Nonetheless, quarterly profits announced by GM and Ford raised hopes that at least two of the three U.S. automakers were headed in the right direction after billion-dollar losses and talk of bankruptcies.

“I think it’s brightening up,” David Healy, an analyst with Burnham Securities, said of the clouds that had been hanging over Detroit. “Both companies have shrunk about one-third of their hourly work force and they’ve closed a lot of plants. They’re basically adjusting to the level of business that they’re doing now.”

Ford Motor Co. last week posted its first quarterly profit in two years at $750 million, although the company warned that it had not turned the corner to consistent profitability. Chrysler Group’s second-quarter earnings results have been delayed until this month by the pending sale of 80.1 percent of the company to Cerberus Capital Management LP.

The second-quarter profits may be bad timing, coming on the heels of the formal start to contract talks with the United Auto Workers, although analysts say the companies still can point to losses in North America to show the need for concessions.

GM’s second-quarter profit was a huge reversal from the $3.4 billion loss it posted in the same period last year.

“Our heavy commitment to key growth markets around the world really paid off in strong growth and earnings,” Chairman and Chief Executive Officer Rick Wagoner said.

The net loss in North America was a major improvement over the second quarter of last year, when GM lost $3.95 billion.

In the second quarter of 2006, GM took a giant after-tax charge of $3.7 billion for early retirement and buyout offers that eventually reduced its hourly work force by more than 34,000.

The latest profit amounted to $1.56 per share for the April-to-June period, compared with a loss of $5.98 per share a year ago.

Revenue fell to $46.8 billion from $53.9 billion a year ago largely because of the sale of 51 percent of GM’s former financial arm, GMAC Financial Services.

The latest profit total included $520 million in charges associated with the bankruptcy reorganization of Delphi Corp., GM’s former parts arm, and other restructuring costs for GM’s North American unit.

GM shares fell 21 cents to $32.40 in trading on the New York Stock Exchange yesterday after rising as high as $34.65 earlier in the session.

The Detroit company said its net income from continuing global automotive operations was $618 million, compared with a net loss of $3.48 billion in the year-ago period.

Chief Financial Officer Fritz Henderson said GM is confident it will achieve its target this year of $9 billion worth of annual cost cuts.

He would not predict when GM would make a net profit in North America, but said restructuring costs for Delphi should be less in the second half of the year, and income should rise with the Allison Transmission sale closing.

Mr.
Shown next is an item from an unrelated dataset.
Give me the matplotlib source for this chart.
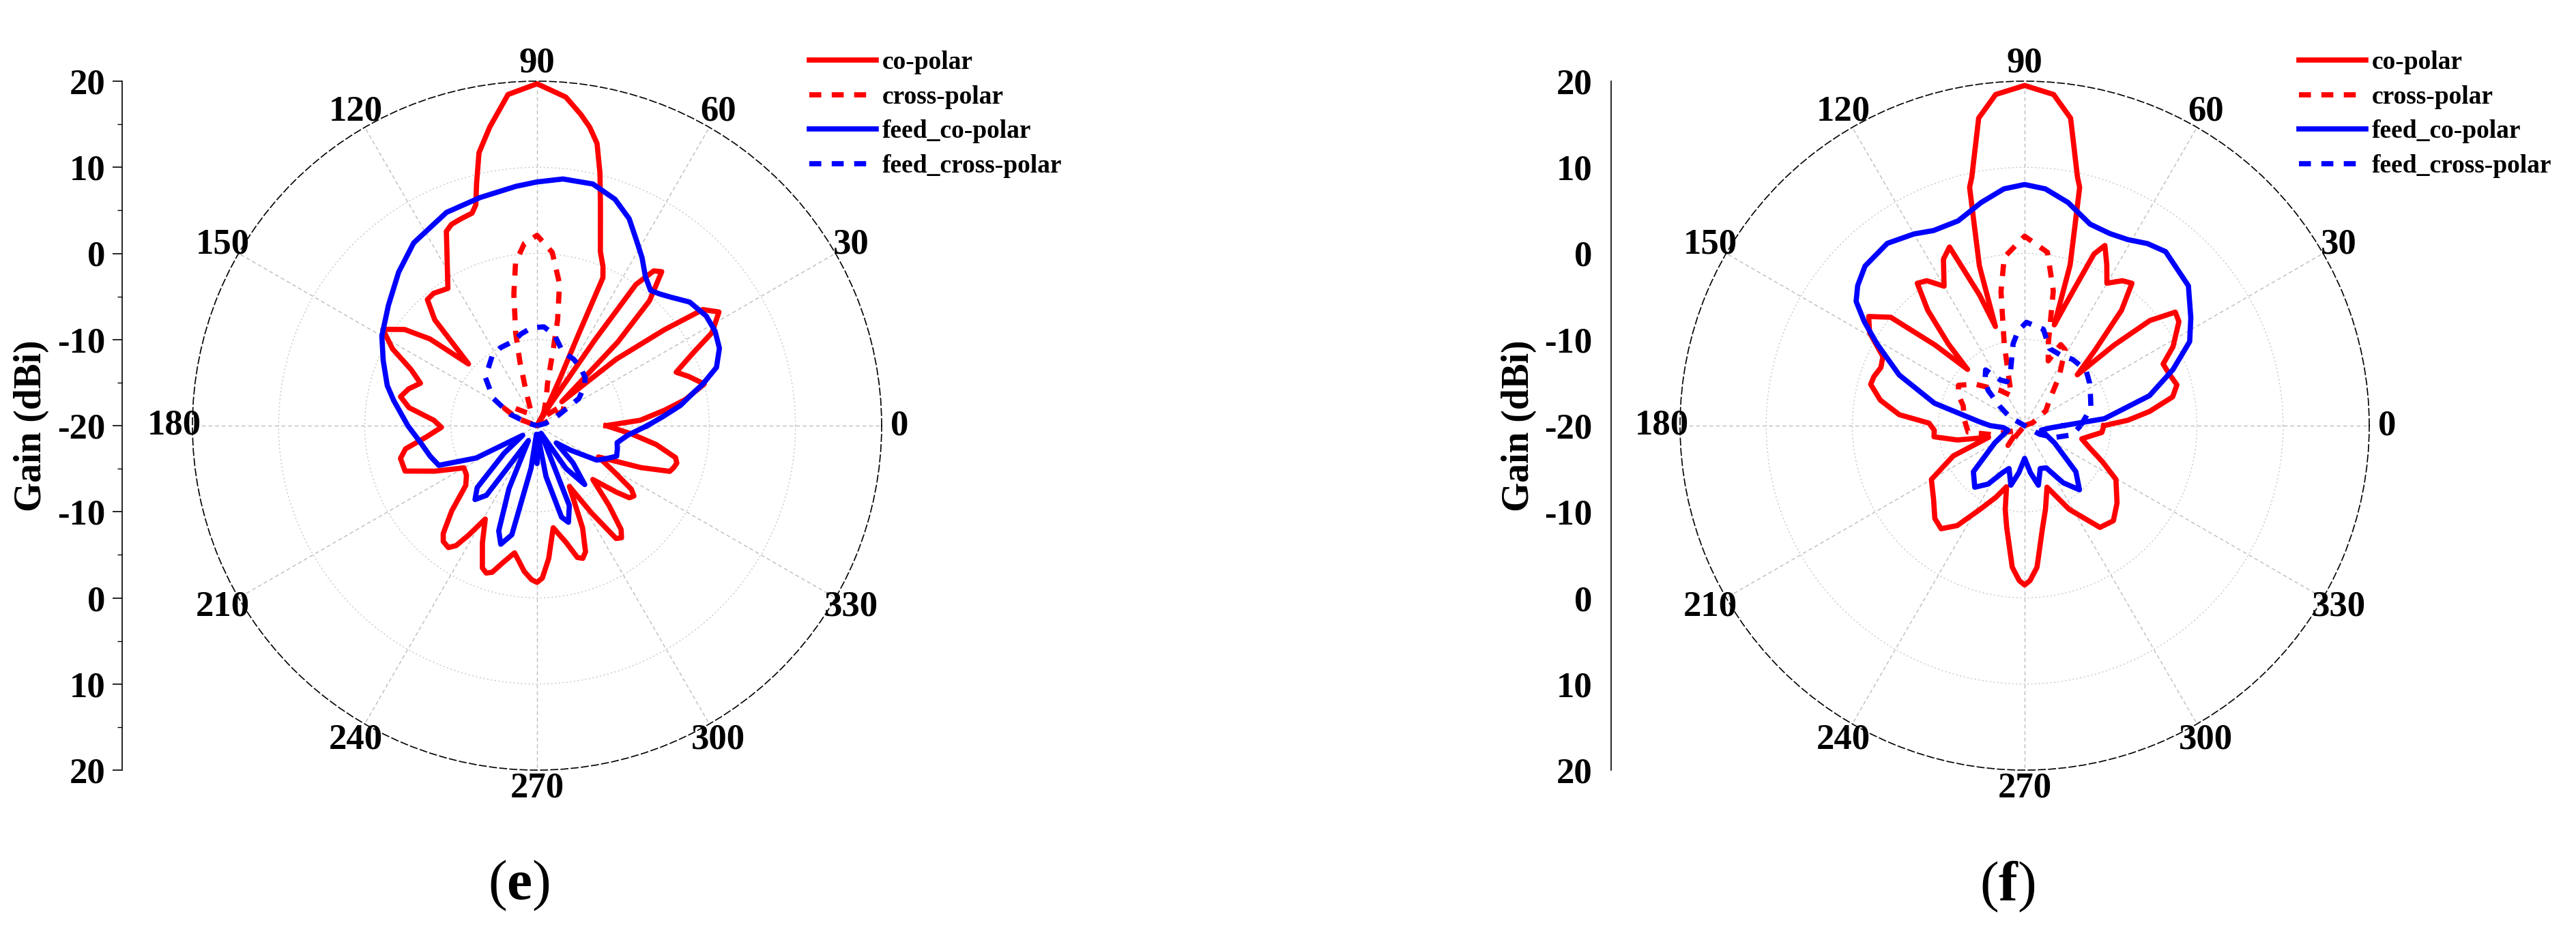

Henderson predicted revenue growth in emerging markets for the third quarter while sounding a note of caution for North America, mainly because of weak home sales and high fuel prices, which have reduced pickup truck sales.

Mr. Henderson would not comment on whether the quarterly profit would affect the union contract talks.

The company likely is to seek concessions from the union and wants to cut a $25-per-hour labor cost disparity with its Japanese competitors.